What Happens to Your Rate After the First Year

Most Corpus Christi parents see the teen driver premium increase moderate by 10–20% once their teen turns 18 and has one claim-free year on record. The drop is not automatic — it reflects the carrier re-rating the teen based on actual driving history rather than purely demographic risk. If your teen has a clean record at 18 with no at-fault accidents, no violations, and completion of driver training, your increase may drop from $200/mo to $160–$170/mo. If they've filed a claim or received a speeding ticket, the rate may stay flat or even increase. The most significant rate reduction comes at age 25, when drivers age out of the high-risk category entirely and qualify for standard adult rates. Between 18 and 25, expect incremental annual decreases of 5–10% per year for claim-free driving, with continued eligibility for the good student discount (now requiring college GPA documentation rather than high school transcripts) extending through age 24 if your teen is a full-time student.

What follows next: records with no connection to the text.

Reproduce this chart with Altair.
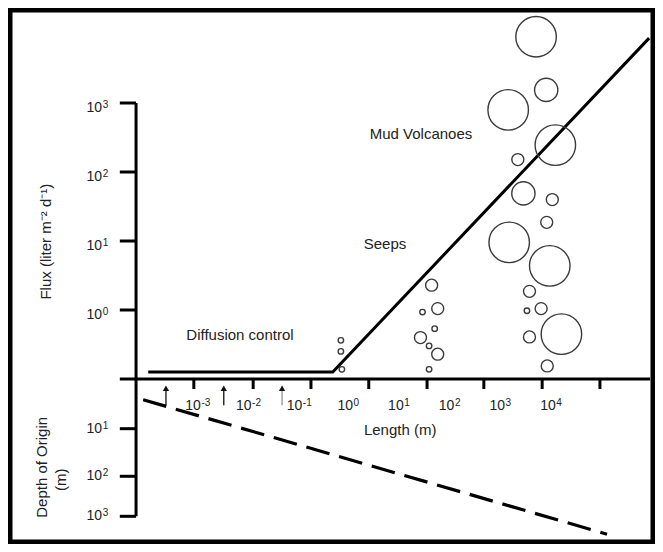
import altair as alt
import pandas as pd

# ---------------- data (schematic units: x = log10 length [m], y = log10 flux) ----------------
label_base = "10"
x_label_exp = ["-3", "-2", "-1", "0", "1", "2", "3", "4"]
x_label_pos = [-3, -2, -1, 0, 1, 2, 3, 4]
x_tick_pos = [-3.08, -1.91, -0.77, 0.37, 1.52, 2.64, 3.79, 4.93]
arrow_pos = [-3.63, -2.49, -1.34]

flux_label_exp = ["0", "1", "2", "3"]
flux_pos = [0, 1, 2, 3]
depth_label_exp = ["1", "2", "3"]
depth_pos = [-1.72, -2.41, -2.99]

# flux envelope: diffusion plateau then rising branch
trend_len = [-3.98, -0.34, 5.90]
trend_flux = [-0.90, -0.90, 3.94]

# depth of origin (dashed)
depth_len = [-4.08, 5.07]
depth_val = [-1.30, -3.25]

# seeps / mud volcanoes (circles)
circle_len = [3.67, 3.87, 3.12, 4.05, 3.31, 3.42, 3.99, 3.88, 3.14, 3.94, 3.54, 3.49, 3.77,
              4.17, 3.54, 3.89, 1.61, 1.43, 1.73, 1.67, 1.39, 1.56, 1.73, 1.56, -0.18, -0.18, -0.16]
circle_flux = [3.96, 3.19, 2.90, 2.39, 2.18, 1.69, 1.60, 1.27, 0.98, 0.64, 0.27, -0.01, 0.02,
               -0.35, -0.39, -0.81, 0.36, -0.03, 0.02, -0.27, -0.40, -0.52, -0.64, -0.86, -0.44, -0.60, -0.86]
circle_cls = ["large", "medium", "large", "large", "small", "medium", "small", "small", "large",
              "large", "small", "tiny", "small", "large", "small", "small", "small", "tiny", "small",
              "tiny", "small", "tiny", "small", "tiny", "tiny", "tiny", "tiny"]

annotations = ["Mud Volcanoes", "Seeps", "Diffusion control", "Length (m)"]
annot_len = [1.40, 0.69, -2.17, 0.99]
annot_flux = [2.55, 0.96, -0.36, -1.74]

side_titles = ["Flux (liter m⁻² d⁻¹)", "Depth of Origin", "(m)"]
side_len = [-6.00, -6.08, -5.70]
side_flux = [0.99, -2.28, -2.46]

# ---------------- layout constants ----------------
AXIS_F = -1.0          # level of the length axis
AXIS_L = -4.22         # position of the vertical axis
X_AXIS_START, X_AXIS_END = -4.54, 5.92
Y_AXIS_TOP, Y_AXIS_BOTTOM = 3.0, -2.99
TICK_OUT_L = -4.54
TICK_DOWN_F = -1.145
LABEL_L = -4.77
X_LABEL_F = -1.39
ARROW_TOP, ARROW_BOTTOM, ARROW_HEAD = -1.16, -1.38, -1.135

X_DOM = [-6.7456, 6.0158]
Y_DOM = [-3.3913, 4.3768]
W, H = 647, 536
FONT = "Liberation Sans"
TXT = "#222222"
BASE_FS, EXP_FS = 14, 10

xs = alt.Scale(domain=X_DOM, nice=False, zero=False)
ys = alt.Scale(domain=Y_DOM, nice=False, zero=False)


def X(f="x"):
    return alt.X(f"{f}:Q", scale=xs, axis=None)


def Y(f="y"):
    return alt.Y(f"{f}:Q", scale=ys, axis=None)


# axis frame rules
rows = [dict(x=X_AXIS_START, x2=X_AXIS_END, y=AXIS_F, y2=AXIS_F),
        dict(x=AXIS_L, x2=AXIS_L, y=Y_AXIS_TOP, y2=Y_AXIS_BOTTOM)]
for p in flux_pos:
    rows.append(dict(x=TICK_OUT_L, x2=AXIS_L, y=p, y2=p))
for p in depth_pos:
    rows.append(dict(x=TICK_OUT_L, x2=AXIS_L, y=p, y2=p))
for p in x_tick_pos:
    rows.append(dict(x=p, x2=p, y=AXIS_F, y2=TICK_DOWN_F))
rules_df = pd.DataFrame(rows)

axes = alt.Chart(rules_df).mark_rule(color="black", strokeWidth=3).encode(
    x=X(), x2="x2:Q", y=Y(), y2="y2:Q")

arrow_df = pd.DataFrame({"x": arrow_pos, "y": ARROW_BOTTOM, "y2": ARROW_TOP, "h": ARROW_HEAD})
shafts = alt.Chart(arrow_df).mark_rule(strokeWidth=1.4).encode(
    x=X(), y=Y(), y2="y2:Q",
    color=alt.condition(alt.datum.x > -2, alt.value("#9a9a9a"), alt.value("#222222")))
heads = alt.Chart(arrow_df).mark_point(shape="triangle-up", filled=True, size=40,
                                       color="#111111", opacity=1).encode(x=X(), y=Y("h"))

trend_df = pd.DataFrame({"x": trend_len, "y": trend_flux, "o": range(len(trend_len))})
trend = alt.Chart(trend_df).mark_line(color="black", strokeWidth=3).encode(
    x=X(), y=Y(), order="o:Q")

depth_df = pd.DataFrame({"x": depth_len, "y": depth_val, "o": range(len(depth_len))})
depth = alt.Chart(depth_df).mark_line(color="black", strokeWidth=3.2, strokeDash=[24, 10]).encode(
    x=X(), y=Y(), order="o:Q")

circ_df = pd.DataFrame({"x": circle_len, "y": circle_flux, "c": circle_cls})
circles = alt.Chart(circ_df).mark_point(shape="circle", filled=False, color="#3a3a3a",
                                        strokeWidth=1.4, opacity=1).encode(
    x=X(), y=Y(),
    size=alt.Size("c:N", scale=alt.Scale(type="ordinal",
                                         domain=["tiny", "small", "medium", "large"],
                                         range=[30, 144, 540, 1640]), legend=None))


def power_labels(pos_x, pos_y, exps, base_align, base_dx, exp_dx):
    df = pd.DataFrame({"x": pos_x, "y": pos_y, "b": label_base, "e": exps})
    base = alt.Chart(df).mark_text(font=FONT, fontSize=BASE_FS, color=TXT, align=base_align,
                                   baseline="middle", dx=base_dx).encode(x=X(), y=Y(), text="b:N")
    exp = alt.Chart(df).mark_text(font=FONT, fontSize=EXP_FS, color=TXT, align="left",
                                  baseline="middle", dx=exp_dx, dy=-3).encode(x=X(), y=Y(), text="e:N")
    return [base, exp]


xlab = power_labels(x_label_pos, X_LABEL_F, x_label_exp, "right", 3, 3.5)
flab = power_labels(LABEL_L, [p - 0.075 for p in flux_pos], flux_label_exp, "right", -6, -5.5)
dlab = power_labels(LABEL_L, depth_pos, depth_label_exp, "right", -6, -5.5)

an_df = pd.DataFrame({"x": annot_len, "y": annot_flux, "t": annotations})
annots = alt.Chart(an_df).mark_text(font=FONT, fontSize=15, color=TXT, align="center",
                                    baseline="middle").encode(x=X(), y=Y(), text="t:N")

st_df = pd.DataFrame({"x": side_len, "y": side_flux, "t": side_titles})
stitles = alt.Chart(st_df).mark_text(font=FONT, fontSize=15, color=TXT, align="center",
                                     baseline="middle", angle=270).encode(x=X(), y=Y(), text="t:N")

chart = alt.layer(axes, shafts, heads, trend, depth, circles, *xlab, *flab, *dlab,
                  annots, stitles).properties(
    width=W, height=H, padding=0,
    autosize=alt.AutoSizeParams(type="none"),
    background="white",
).configure_view(stroke="black", strokeWidth=9)

chart.save("out.html", embed_options={"renderer": "svg", "actions": False})
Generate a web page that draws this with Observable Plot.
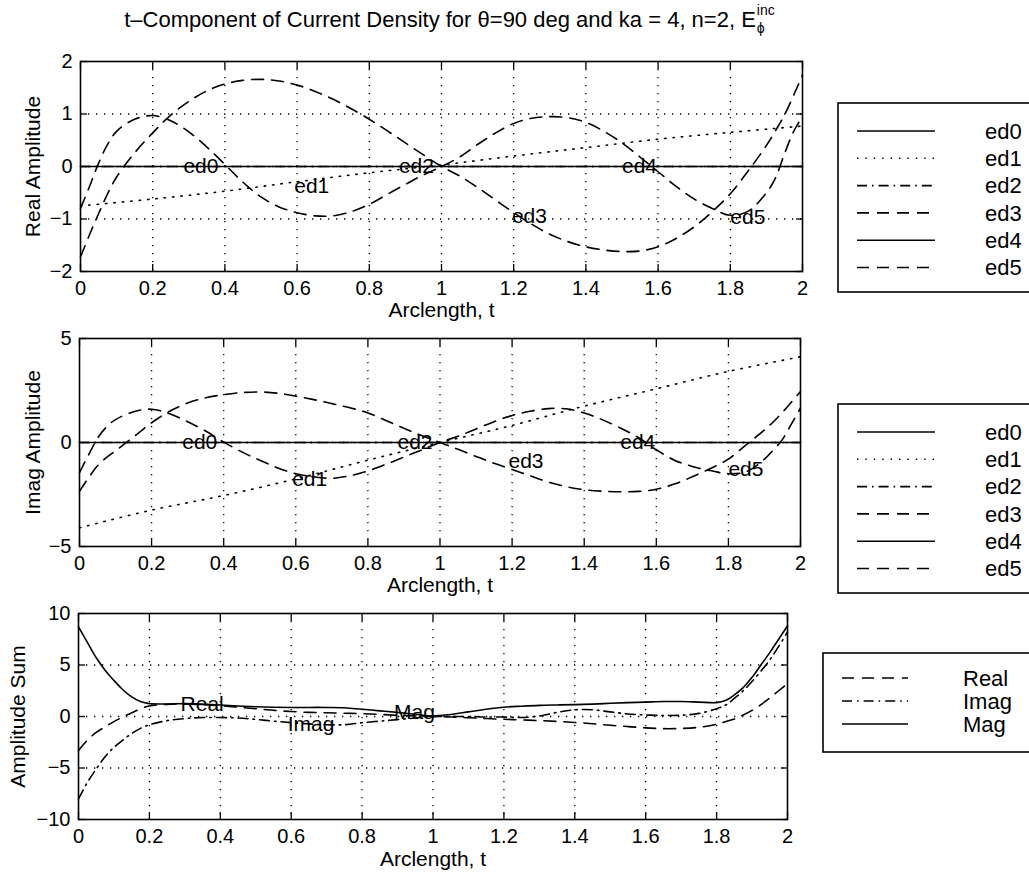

One timing strategy most parents miss: if your teen's 18th birthday falls mid-policy term, call your carrier 30 days before the birthday and ask whether they re-rate at the birthday or only at the next renewal. Some carriers will adjust the premium mid-term once the teen turns 18; others wait until the six- or twelve-month renewal. If your carrier re-rates at the birthday and your renewal is eight months away, you could save $300–$500 by triggering the re-rate early rather than waiting for the renewal cycle.